The analysts at Scotiabank made a nice argument that copper is set up for a near-term rally and backed up their argument with a collection of charts. I am absolutely bullish on copper in the medium term, as I am confident a supply deficit looms unless the entire world goes into a significant recession.
But I thought I’d go through Scotia’s argument about the near term, as food for thought.
Setting the stage: worries about global trade wars and slowing growth in China have punished the price of copper, which is now down 19% since mid-summer.
Copper is the second-worst performing metal in 2018 year to date; only zinc has fallen further, but it did so after making immense gains in the previous 18 months.

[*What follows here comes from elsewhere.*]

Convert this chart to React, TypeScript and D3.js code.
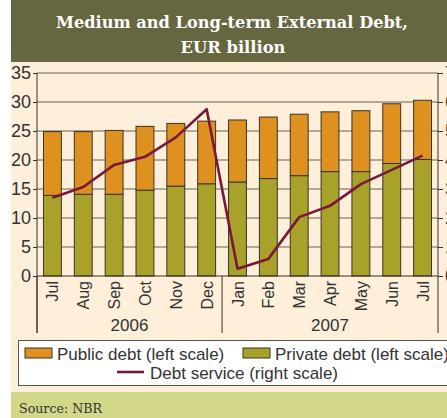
import React, { useEffect, useRef } from "react";
import * as d3 from "d3";

// chart data
const months = ["Jul", "Aug", "Sep", "Oct", "Nov", "Dec", "Jan", "Feb", "Mar", "Apr", "May", "Jun", "Jul"];
const years = [
  { label: "2006", from: 0, to: 6 },
  { label: "2007", from: 6, to: 13 },
];
const privateDebt = [13.9, 14.1, 14.1, 14.8, 15.5, 15.9, 16.2, 16.8, 17.3, 18.0, 18.0, 19.4, 20.1];
const publicDebt = [11.0, 10.8, 11.0, 11.0, 10.8, 10.8, 10.7, 10.6, 10.6, 10.3, 10.5, 10.3, 10.2];
const debtService = [2.7, 3.07, 3.83, 4.11, 4.78, 5.75, 0.25, 0.59, 2.03, 2.42, 3.17, 3.66, 4.15];
const leftTicks = [0, 5, 10, 15, 20, 25, 30, 35];
const rightTicks = [0, 1, 2, 3, 4, 5, 6, 7];

const W = 447,
  H = 418;
const COL_PUBLIC = "#df911f";
const COL_PRIVATE = "#a9a22a";
const COL_LINE = "#7a1838";
const SANS = "'Liberation Sans', Arial, sans-serif";
const SERIF = "'DejaVu Serif', serif";

function App() {
  const ref = useRef<SVGSVGElement>(null);

  useEffect(() => {
    const svg = d3.select(ref.current);
    svg.selectAll("*").remove();

    const margin = { top: 73, left: 37, right: 438, bottom: 276 };

    // backgrounds
    svg.append("rect").attr("width", W).attr("height", H).attr("fill", "#fff");
    svg.append("rect").attr("x", 11).attr("width", W - 11).attr("height", H).attr("fill", "#fdefd9");
    svg.append("rect").attr("x", 11).attr("width", W - 11).attr("height", 62).attr("fill", "#666640");
    svg.append("rect").attr("x", 11).attr("y", 392).attr("width", W - 11).attr("height", 26).attr("fill", "#d3d78a");

    // title
    const title = svg
      .append("text")
      .attr("fill", "#fff")
      .attr("font-family", SERIF)
      .attr("font-weight", "bold")
      .attr("font-size", 17)
      .attr("text-anchor", "middle");
    title.append("tspan").attr("x", 232).attr("y", 28).attr("textLength", 352).attr("lengthAdjust", "spacingAndGlyphs").text("Medium and Long-term External Debt,");
    title.append("tspan").attr("x", 233).attr("y", 53).attr("textLength", 105).attr("lengthAdjust", "spacingAndGlyphs").text("EUR billion");

    svg
      .append("text")
      .attr("x", 19)
      .attr("y", 413)
      .attr("fill", "#333")
      .attr("font-family", SERIF)
      .attr("font-size", 13)
      .attr("textLength", 83)
      .attr("lengthAdjust", "spacingAndGlyphs")
      .text("Source: NBR");

    // scales
    const x = d3
      .scaleBand<number>()
      .domain(d3.range(months.length))
      .range([margin.left, margin.right])
      .paddingInner(0.42)
      .paddingOuter(0.21);
    const y = d3.scaleLinear().domain([0, 35]).range([margin.bottom, margin.top]);
    const y2 = d3.scaleLinear().domain([0, 7]).range([margin.bottom, margin.top]);

    // gridlines
    svg
      .append("g")
      .selectAll("line")
      .data(leftTicks.slice(1))
      .enter()
      .append("line")
      .attr("x1", margin.left)
      .attr("x2", margin.right)
      .attr("y1", (d) => y(d))
      .attr("y2", (d) => y(d))
      .attr("stroke", "#6b6256")
      .attr("stroke-width", 1.1);

    // stacked bars
    const bars = svg.append("g").attr("stroke", "#3a3328").attr("stroke-width", 1);
    bars
      .selectAll("rect.priv")
      .data(privateDebt)
      .enter()
      .append("rect")
      .attr("class", "priv")
      .attr("x", (d, i) => x(i)!)
      .attr("width", x.bandwidth())
      .attr("y", (d) => y(d))
      .attr("height", (d) => y(0) - y(d))
      .attr("fill", COL_PRIVATE);
    bars
      .selectAll("rect.pub")
      .data(publicDebt)
      .enter()
      .append("rect")
      .attr("class", "pub")
      .attr("x", (d, i) => x(i)!)
      .attr("width", x.bandwidth())
      .attr("y", (d, i) => y(d + privateDebt[i]))
      .attr("height", (d, i) => y(privateDebt[i]) - y(d + privateDebt[i]))
      .attr("fill", COL_PUBLIC);

    // debt service line (right scale)
    const line = d3
      .line<number>()
      .x((d, i) => x(i)! + x.bandwidth() / 2)
      .y((d) => y2(d));
    svg
      .append("path")
      .datum(debtService)
      .attr("d", line)
      .attr("fill", "none")
      .attr("stroke", COL_LINE)
      .attr("stroke-width", 2.6)
      .attr("stroke-linejoin", "round");

    // axes
    const axisColor = "#3a3328";
    const leftAxis = svg
      .append("g")
      .attr("transform", `translate(${margin.left},0)`)
      .call(d3.axisLeft(y).tickValues(leftTicks).tickSize(4).tickPadding(2));
    const rightAxis = svg
      .append("g")
      .attr("transform", `translate(${margin.right},0)`)
      .call(d3.axisRight(y2).tickValues(rightTicks).tickSize(5).tickPadding(2));
    [leftAxis, rightAxis].forEach((g) => {
      g.select(".domain").remove();
      g.selectAll(".tick line").attr("stroke", axisColor);
      g.selectAll(".tick text").attr("fill", "#333").attr("font-family", SANS).attr("font-size", 18);
    });
    // vertical axis lines run down to the year row
    [margin.left, margin.right].forEach((xx) => {
      svg.append("line").attr("x1", xx).attr("x2", xx).attr("y1", margin.top).attr("y2", 333).attr("stroke", axisColor);
    });
    svg
      .append("line")
      .attr("x1", margin.left)
      .attr("x2", margin.right)
      .attr("y1", margin.bottom)
      .attr("y2", margin.bottom)
      .attr("stroke", axisColor)
      .attr("stroke-width", 1.2);

    // month labels, rotated
    svg
      .append("g")
      .selectAll("text")
      .data(months)
      .enter()
      .append("text")
      .attr("transform", (d, i) => `translate(${x(i)! + x.bandwidth() / 2 + 6},281) rotate(-90)`)
      .attr("text-anchor", "end")
      .attr("font-family", SANS)
      .attr("font-size", 16)
      .attr("fill", "#333")
      .text((d) => d);

    // year groups
    years.forEach((yr) => {
      const x0 = yr.from === 0 ? margin.left : x(yr.from)! - (x.step() - x.bandwidth()) / 2;
      const x1 = yr.to === months.length ? margin.right : x(yr.to)! - (x.step() - x.bandwidth()) / 2;
      svg.append("line").attr("x1", x0).attr("x2", x0).attr("y1", margin.bottom).attr("y2", 333).attr("stroke", axisColor);
      svg
        .append("text")
        .attr("x", (x0 + x1) / 2)
        .attr("y", 331)
        .attr("text-anchor", "middle")
        .attr("font-family", SANS)
        .attr("font-size", 17)
        .attr("fill", "#333")
        .text(yr.label);
    });

    // legend
    const lg = svg.append("g");
    lg.append("rect").attr("x", 18.5).attr("y", 340.5).attr("width", 440).attr("height", 45).attr("fill", "#fff").attr("stroke", "#555");
    const items = [
      { label: "Public debt (left scale)", color: COL_PUBLIC, x: 25, y: 348 },
      { label: "Private debt (left scale)", color: COL_PRIVATE, x: 243, y: 348 },
    ];
    items.forEach((it) => {
      lg.append("rect").attr("x", it.x).attr("y", it.y).attr("width", 27).attr("height", 10).attr("fill", it.color).attr("stroke", "#3a3328");
      lg.append("text")
        .attr("x", it.x + 32)
        .attr("y", it.y + 12)
        .attr("font-family", SANS)
        .attr("font-size", 17)
        .attr("fill", "#333")
        .text(it.label);
    });
    lg.append("line").attr("x1", 117).attr("x2", 144).attr("y1", 372).attr("y2", 372).attr("stroke", COL_LINE).attr("stroke-width", 2.6);
    lg.append("text")
      .attr("x", 150)
      .attr("y", 379)
      .attr("font-family", SANS)
      .attr("font-size", 17)
      .attr("fill", "#333")
      .text("Debt service (right scale)");
  }, []);

  return <svg ref={ref} width={W} height={H} style={{ position: "absolute", left: 0, top: 0 }} />;
}

export default App;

Scotia’s analysts think there’s reason to think copper is doing better than its spot price suggests…which if true would mean the spot price is set to soon play catch up.
First, copper inventories on the London Metal Exchange have declined sharply since April. The same is true in Shanghai, where warehouses have seen similar drawdowns. Both suggest demand remains robust.
Another good way to test the waters of copper demand is to see how much of a premium over the spot price traders are paying to get their hands on high quality copper cathode today. In Shanghai, those copper cathode premiums have risen substantially over the last two months, from US$68 per tonne in July to US$90 per tonne today.
In general, higher premiums indicate rising demand for copper in China, which makes sense in light of the restrictive tariffs Beijing recently placed on imports of scrap copper from the US.
To me, copper is a market where today’s macro anxieties have overwhelmed tomorrow’s strong fundamentals. That will not last long because copper is such an active market.
The world consumes 21 million tonnes of the red metal each year, a scale that means copper traders are buying and selling for their clients every day, no matter what pundits, politicians, or investors might be thinking.
Anxieties can drive the spot price, as investors play the speculative side of copper. But underneath those actions, traders are paying what they need to pay – such as a $90-per-tonne premium – to get the metal they need. When investor sentiment and trading realities diverge, like they have right now, it’s only a matter of time before reality catches up.
I added First Quantum Minerals (TSX: FM) to the Maven Metals portfolio recently because I wanted a stock with clear leverage to a rising copper price, which is what I expect over the next few years. With negative sentiment around global growth and trade having punished copper prices of late, now is an even better time to buy FM, with an eye to hold for months to years.